Tuesday, April 17, 2007

Rules for Self-Management

If you want Agile to be more successful for your organization, you need each individual to think differently about their role and expectation from management. For the teams to be self-organizing, you need each individual to be self-managed. This isn't to say that management in an Agile organization isn't necessary, as they need to be there to provide direction and remove roadblocks for the team if the team cannot do it for themselves.

However, the more the team can manage for themselves, the greater the productivity and efficiency. After all, part of Agile is to be able to deliver working software with better quality and response time.

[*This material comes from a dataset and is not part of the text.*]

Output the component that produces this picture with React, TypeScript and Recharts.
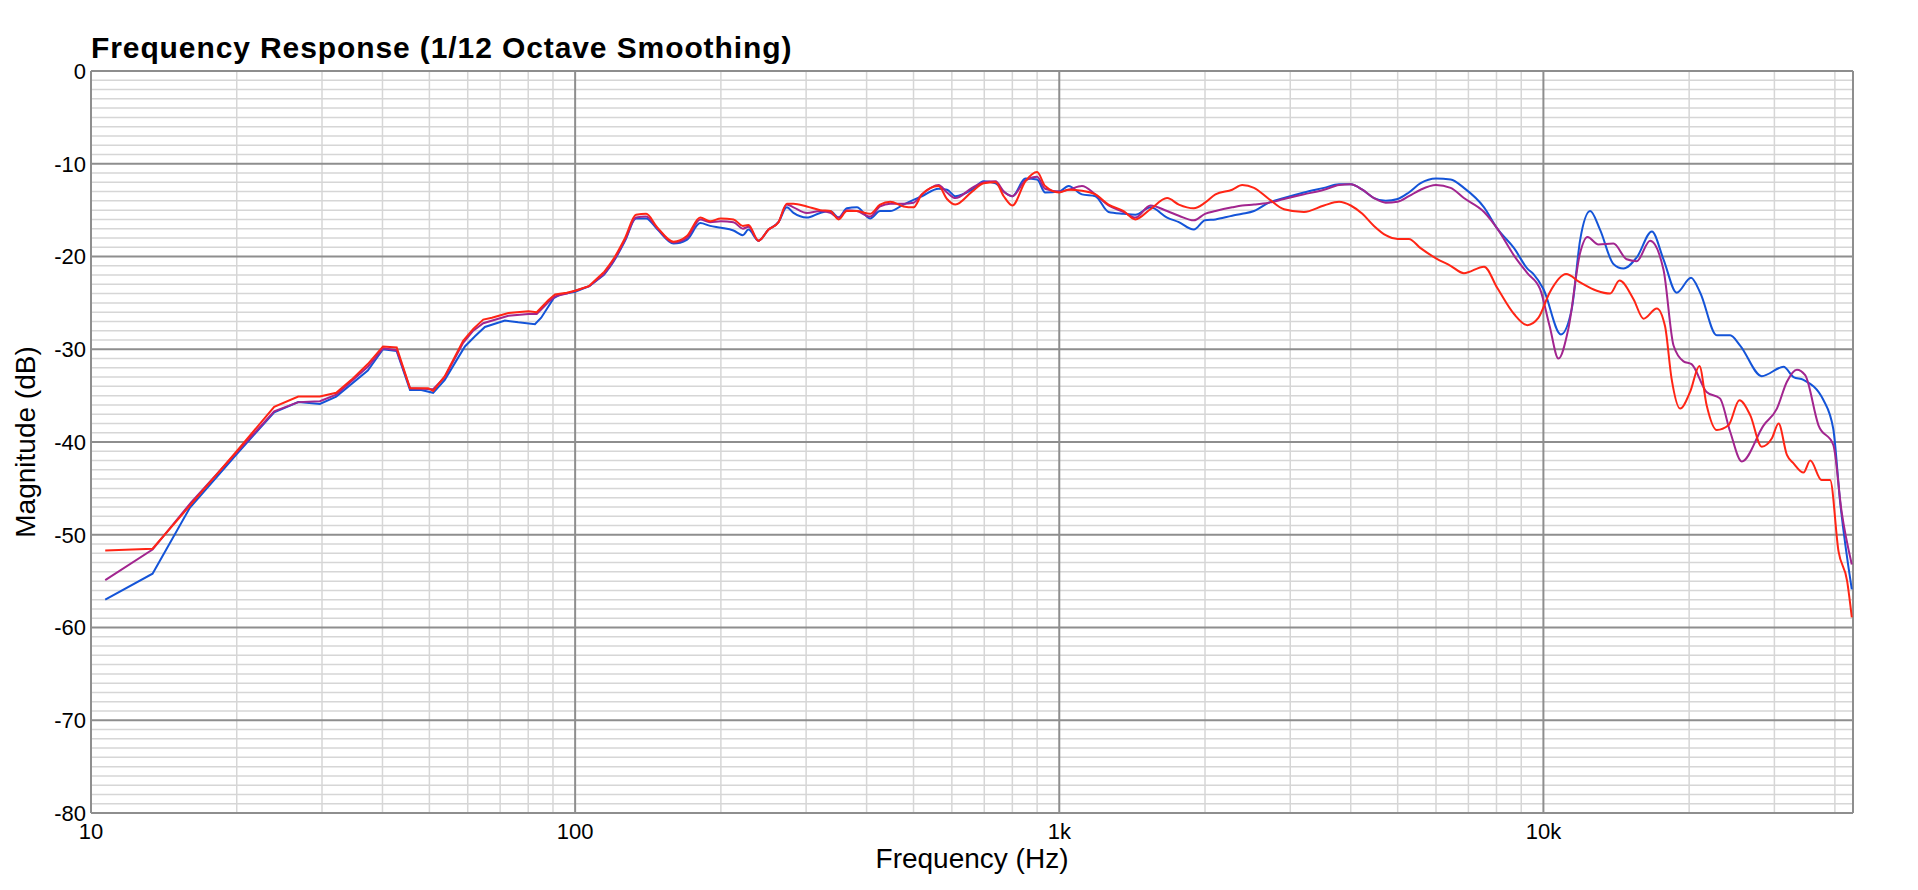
import React from 'react';
import { LineChart, Line, XAxis, YAxis, CartesianGrid, Label, ReferenceLine } from 'recharts';

// frequency axis ends a little past 40k
const X_MAX = 43600;
// below this the measurement is sparse and drawn as straight segments
const SPLIT_HZ = 114.6;

const majorHz = [10, 100, 1000, 10000, X_MAX];
const minorHz = [
    20, 30, 40, 50, 60, 70, 80, 90,
    200, 300, 400, 500, 600, 700, 800, 900,
    2000, 3000, 4000, 5000, 6000, 7000, 8000, 9000,
    20000, 30000, 40000,
];
const majorDb = [-80, -70, -60, -50, -40, -30, -20, -10, 0];
const minorDb = [
    -79, -78, -77, -76, -75, -74, -73, -72, -71,
    -69, -68, -67, -66, -65, -64, -63, -62, -61,
    -59, -58, -57, -56, -55, -54, -53, -52, -51,
    -49, -48, -47, -46, -45, -44, -43, -42, -41,
    -39, -38, -37, -36, -35, -34, -33, -32, -31,
    -29, -28, -27, -26, -25, -24, -23, -22, -21,
    -19, -18, -17, -16, -15, -14, -13, -12, -11,
    -9, -8, -7, -6, -5, -4, -3, -2, -1,
];

const blueHz = [
    10.7, 13.4, 16.0, 20, 23.9, 26.8, 29.7, 32.1, 37.3, 40.1, 42.8, 45.6, 48.1, 50.9, 53.8, 59.2,
    62.1, 65.1, 71.6, 76.3, 82.6, 85.1, 90.3, 93.1, 100, 107, 114.6, 119.9, 126.8, 133.6, 140.2,
    147.5, 159.7, 170.1, 181.3, 190, 200, 212.3, 222.1, 228, 239.2, 250.9, 263, 273.7, 282.5,
    300.9, 320.8, 336.6, 350.2, 364.1, 381.8, 406.7, 426.5, 447.6, 476.7, 500, 520.4, 563.2,
    586.3, 610.2, 660.4, 698.3, 738.4, 767.9, 800, 851.2, 900, 935.1, 1000, 1045, 1114, 1187,
    1264, 1358, 1436, 1543, 1670, 1766, 1896, 2000, 2102, 2276, 2387, 2525, 2710, 2911, 3202,
    3522, 3783, 4000, 4227, 4467, 4723, 5000, 5274, 5576, 6000, 6432, 6851, 7540, 8032, 8697,
    9265, 9540, 10000, 10870, 11440, 11910, 12490, 13090, 13950, 14630, 15590, 16750, 17700,
    18850, 20180, 21080, 22810, 24310, 25490, 28250, 31330, 32860, 34450, 37900, 39700, 41000,
    43350,
];
const blueDb = [
    -57.0, -54.2, -47.1, -41.3, -36.8, -35.7, -35.9, -35.1, -32.3, -30.0, -30.2, -34.4, -34.4,
    -34.7, -33.3, -29.7, -28.6, -27.6, -26.9, -27.1, -27.3, -26.6, -24.5, -24.1, -23.8, -23.2,
    -22.0, -20.6, -18.3, -15.9, -15.9, -17.0, -18.6, -18.2, -16.4, -16.7, -16.9, -17.2, -17.7,
    -17.1, -18.3, -17.1, -16.3, -14.7, -15.3, -15.8, -15.3, -15.1, -15.8, -14.8, -14.7, -15.9,
    -15.1, -15.1, -14.4, -13.9, -13.5, -12.7, -12.8, -13.5, -12.8, -11.9, -12.1, -13.0, -13.5,
    -11.6, -11.7, -13.1, -13.0, -12.4, -13.3, -13.5, -15.2, -15.4, -15.5, -14.7, -15.8, -16.3,
    -17.1, -16.1, -16.0, -15.6, -15.4, -15.1, -14.2, -13.7, -13.1, -12.6, -12.2, -12.2, -12.8,
    -13.7, -14.0, -13.8, -13.1, -12.1, -11.6, -11.7, -12.6, -14.7, -17.0, -19.1, -21.3, -21.9,
    -23.5, -28.4, -25.7, -18.2, -15.1, -17.1, -20.8, -21.3, -20.1, -17.3, -20.3, -23.9, -22.3,
    -23.9, -28.5, -28.5, -29.6, -32.9, -31.9, -33.0, -33.3, -35.5, -38.6, -46.4, -55.9,
];

const purpleHz = [
    10.7, 13.4, 16.1, 20, 23.9, 26.8, 29.7, 32.1, 37.3, 40.1, 42.8, 45.6, 50.9, 53.8, 58.7, 61.6,
    64.6, 72.8, 80.1, 83.3, 88.1, 90.9, 96.1, 100, 107, 114.6, 119.9, 126.8, 133.6, 140.2, 147.5,
    159.7, 170.1, 181.3, 190, 200, 212.3, 222.1, 228, 239.2, 250.9, 263, 273.7, 282.5, 300.9,
    320.8, 336.6, 350.2, 364.1, 381.8, 406.7, 426.5, 447.6, 476.7, 500, 520.4, 563.2, 586.3,
    610.2, 660.4, 698.3, 738.4, 767.9, 800, 851.2, 900, 935.1, 1000, 1045, 1114, 1187, 1264,
    1358, 1436, 1543, 1670, 1766, 1896, 2000, 2102, 2276, 2387, 2525, 2710, 2911, 3202, 3522,
    3783, 4000, 4227, 4467, 4723, 5000, 5274, 5576, 6000, 6432, 6851, 7540, 8032, 8697, 9265,
    9840, 10300, 10740, 11260, 11910, 12330, 12990, 13950, 14860, 15590, 16610, 17700, 18570,
    19470, 20230, 21730, 23150, 24310, 25690, 28500, 30360, 31840, 33380, 34730, 37000, 39700,
    41300, 43350,
];
const purpleDb = [
    -54.9, -51.6, -46.5, -41.1, -36.7, -35.7, -35.6, -34.9, -31.9, -29.9, -30.1, -34.2, -34.3,
    -33.0, -29.3, -28.0, -27.2, -26.4, -26.2, -26.2, -24.9, -24.3, -24.0, -23.7, -23.2, -21.9,
    -20.5, -18.2, -15.8, -15.7, -16.9, -18.5, -18.0, -16.0, -16.3, -16.2, -16.3, -17.0, -16.8,
    -18.3, -17.1, -16.3, -14.4, -14.7, -15.3, -15.1, -15.3, -15.8, -15.0, -15.1, -15.7, -14.6,
    -14.3, -14.3, -14.2, -13.3, -12.3, -13.1, -13.7, -12.6, -12.0, -11.9, -13.0, -13.5, -11.8,
    -11.4, -12.7, -13.0, -12.8, -12.4, -13.3, -14.5, -15.2, -15.8, -14.5, -15.1, -15.6, -16.1,
    -15.4, -15.1, -14.7, -14.5, -14.4, -14.2, -13.8, -13.3, -12.8, -12.3, -12.2, -12.8, -13.7,
    -14.2, -14.1, -13.5, -12.8, -12.3, -12.6, -13.7, -15.2, -17.0, -19.9, -21.8, -23.5, -27.5,
    -31.0, -27.8, -19.6, -17.9, -18.7, -18.6, -20.3, -20.5, -18.3, -21.4, -29.6, -31.3, -31.6,
    -34.6, -35.3, -38.9, -42.1, -38.2, -36.4, -33.5, -32.2, -32.8, -38.2, -40.3, -47.5, -53.2,
];

const redHz = [
    10.7, 13.4, 16.1, 20, 23.9, 26.8, 29.7, 32.1, 34.5, 37.3, 40.1, 42.8, 45.6, 49.7, 50.9, 53.8,
    58.7, 61.6, 64.6, 67.3, 72.8, 80.1, 83.3, 88.1, 90.9, 96.1, 100, 106.7, 114.6, 119.9, 126.8,
    133.6, 140.2, 147.5, 159.7, 170.1, 181.3, 190, 200, 212.3, 222.1, 228, 239.2, 250.9, 263,
    273.7, 282.5, 300.9, 320.8, 336.6, 350.2, 364.1, 381.8, 406.7, 426.5, 447.6, 476.7, 500,
    520.4, 563.2, 586.3, 610.2, 660.4, 698.3, 738.4, 767.9, 800, 851.2, 900, 935.1, 1000, 1045,
    1114, 1187, 1264, 1358, 1436, 1543, 1670, 1766, 1896, 2000, 2102, 2276, 2387, 2525, 2710,
    2911, 3202, 3522, 3783, 4000, 4227, 4467, 4723, 5000, 5274, 5576, 6000, 6432, 6851, 7540,
    8032, 8697, 9265, 9770, 10300, 11140, 11910, 12890, 13730, 14360, 15350, 16100, 17150,
    17830, 18400, 19160, 20090, 21000, 21730, 22810, 24110, 25400, 26740, 28250, 29650, 30600,
    31840, 32860, 34450, 35580, 37550, 39100, 40700, 42400, 43350,
];
const redDb = [
    -51.7, -51.5, -46.7, -41.0, -36.2, -35.1, -35.1, -34.7, -33.3, -31.6, -29.7, -29.8, -34.2,
    -34.2, -34.5, -32.9, -29.1, -27.8, -26.8, -26.6, -26.1, -25.9, -26.0, -24.7, -24.1, -23.9,
    -23.7, -23.2, -21.7, -20.3, -18.0, -15.5, -15.4, -16.8, -18.4, -17.8, -15.8, -16.2, -15.9,
    -16.0, -16.7, -16.6, -18.3, -17.1, -16.3, -14.3, -14.3, -14.6, -15.0, -15.1, -16.0, -15.1,
    -15.1, -15.4, -14.4, -14.1, -14.6, -14.7, -13.3, -12.4, -13.8, -14.4, -13.0, -12.1, -12.0,
    -13.5, -14.5, -11.9, -10.9, -12.4, -13.1, -12.8, -12.9, -13.3, -14.4, -15.1, -16.0, -14.9,
    -13.7, -14.4, -14.8, -14.2, -13.3, -12.8, -12.3, -12.6, -13.8, -14.9, -15.2, -14.5, -14.1,
    -14.5, -15.4, -16.7, -17.7, -18.1, -18.1, -19.1, -20.2, -21.0, -21.8, -21.1, -23.4, -26.2,
    -27.4, -26.6, -23.9, -21.9, -22.8, -23.7, -24.0, -22.6, -24.6, -26.7, -25.6, -27.5, -33.2,
    -36.4, -34.6, -31.8, -36.0, -38.7, -38.2, -35.5, -37.1, -40.5, -39.6, -38.0, -41.4, -42.3,
    -43.3, -42.0, -44.1, -44.1, -51.8, -55.0, -58.9,
];

const toPoints = (hz: number[], db: number[]) => hz.map((f, i) => ({ f, db: db[i] }));

const series = [
    { name: 'blue', color: '#1454d8', data: toPoints(blueHz, blueDb) },
    { name: 'purple', color: '#a2258f', data: toPoints(purpleHz, purpleDb) },
    { name: 'red', color: '#ff2515', data: toPoints(redHz, redDb) },
];

const FONT = '"Liberation Sans", Arial, Helvetica, sans-serif';

const formatHz = (v: number) => {
    if (v === X_MAX) return '';
    return v >= 1000 ? `${v / 1000}k` : String(v);
};

const XTitle = (props: any) => {
    const { viewBox } = props;
    const cx = viewBox.x + viewBox.width / 2;
    return (
        <text x={cx} y={860} textAnchor="middle" fontSize={28} fill="#000" fontFamily={FONT}>
            Frequency (Hz)
        </text>
    );
};

const YTitle = (props: any) => {
    const { viewBox } = props;
    const cy = viewBox.y + viewBox.height / 2;
    return (
        <text
            x={27}
            y={cy}
            transform={`rotate(-90, 27, ${cy})`}
            textAnchor="middle"
            fontSize={28}
            fill="#000"
            fontFamily={FONT}
        >
            Magnitude (dB)
        </text>
    );
};

const MINOR = '#d6d6d6';

export default function App() {
    return (
        <div style={{ position: 'relative', width: 1902, height: 874, fontFamily: FONT }}>
            <div
                style={{
                    position: 'absolute',
                    left: 83,
                    top: 25,
                    fontSize: 30,
                    lineHeight: '30px',
                    fontWeight: 'bold',
                    letterSpacing: 0.9,
                    color: '#000',
                    whiteSpace: 'nowrap',
                }}
            >
                Frequency Response (1/12 Octave Smoothing)
            </div>
            <LineChart width={1902} height={874} margin={{ top: 63, right: 57, bottom: 0, left: 0 }}>
                <XAxis
                    dataKey="f"
                    type="number"
                    scale="log"
                    domain={[10, X_MAX]}
                    ticks={majorHz}
                    tickFormatter={formatHz}
                    height={69}
                    axisLine={false}
                    tickLine={false}
                    tickSize={0}
                    tickMargin={10}
                    tick={{ fontSize: 22, fill: '#000' }}
                    interval={0}
                >
                    <Label content={XTitle} />
                </XAxis>
                <YAxis
                    type="number"
                    domain={[-80, 0]}
                    ticks={majorDb}
                    width={83}
                    axisLine={false}
                    tickLine={false}
                    tickSize={0}
                    tickMargin={5}
                    tick={{ fontSize: 22, fill: '#000' }}
                    interval={0}
                >
                    <Label content={YTitle} />
                </YAxis>
                {minorDb.map((v) => (
                    <ReferenceLine key={`my${v}`} y={v} stroke={MINOR} strokeWidth={1.5} zIndex={-150} />
                ))}
                {minorHz.map((v) => (
                    <ReferenceLine key={`mx${v}`} x={v} stroke={MINOR} strokeWidth={1.5} zIndex={-150} />
                ))}
                <CartesianGrid stroke="#8e8e8e" strokeWidth={2} />
                {series.map((s) => [
                    <Line
                        key={`${s.name}-low`}
                        data={s.data.filter((p) => p.f <= SPLIT_HZ)}
                        dataKey="db"
                        type="linear"
                        stroke={s.color}
                        strokeWidth={2}
                        dot={false}
                        isAnimationActive={false}
                    />,
                    <Line
                        key={`${s.name}-high`}
                        data={s.data.filter((p) => p.f >= SPLIT_HZ)}
                        dataKey="db"
                        type="monotone"
                        stroke={s.color}
                        strokeWidth={2}
                        dot={false}
                        isAnimationActive={false}
                    />,
                ])}
            </LineChart>
        </div>
    );
}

Rosa Say has always been one of my favorite bloggers on the top of management. She has a recent post on her Talking Story blog that as I read it realized how well it would work on an Agile team if the team adopted her 12 Rules of Self-Management. Here they are, read it for yourself and imagine if each individual followed these rules:

1. Live by your values, whatever they are. You confuse people when you don’t, because they can’t predict how you’ll behave.
2. Speak up! No one can “hear” what you’re thinking without you be willing to stand up for it. Mind-reading is something most people can’t do.
3. Honor your own good word, and keep the promises you make. If not, people eventually stop believing most of what you say, and your words will no longer work for you.
4. When you ask for more responsibility, expect to be held fully accountable. This is what seizing ownership of something is all about; it’s usually an all or nothing kind of thing, and so you’ve got to treat it that way.
5. Don’t expect people to trust you if you aren’t willing to be trustworthy for them first and foremost. Trust is an outcome of fulfilled expectations.
6. Be more productive by creating good habits and rejecting bad ones. Good habits corral your energies into a momentum-building rhythm for you; bad habits sap your energies and drain you.
7. Have a good work ethic, for it seems to be getting rare today. Curious, for those “old-fashioned” values like dependability, timeliness, professionalism and diligence are prized more than ever before. Be action-oriented. Seek to make things work. Be willing to do what it takes.
8. Be interesting. Read voraciously, and listen to learn, then teach and share everything you know. No one owes you their attention; you have to earn it and keep attracting it.
9. Be nice. Be courteous, polite and respectful. Be considerate. Manners still count for an awful lot in life, and thank goodness they do.
10. Be self-disciplined. That’s what adults are supposed to “grow up” to be.
11. Don’t be a victim or a martyr. You always have a choice, so don’t shy from it: Choose and choose without regret. Look forward and be enthusiastic.
12. Keep healthy and take care of yourself. Exercise your mind, body and spirit so you can be someone people count on, and so you can live expansively and with abundance.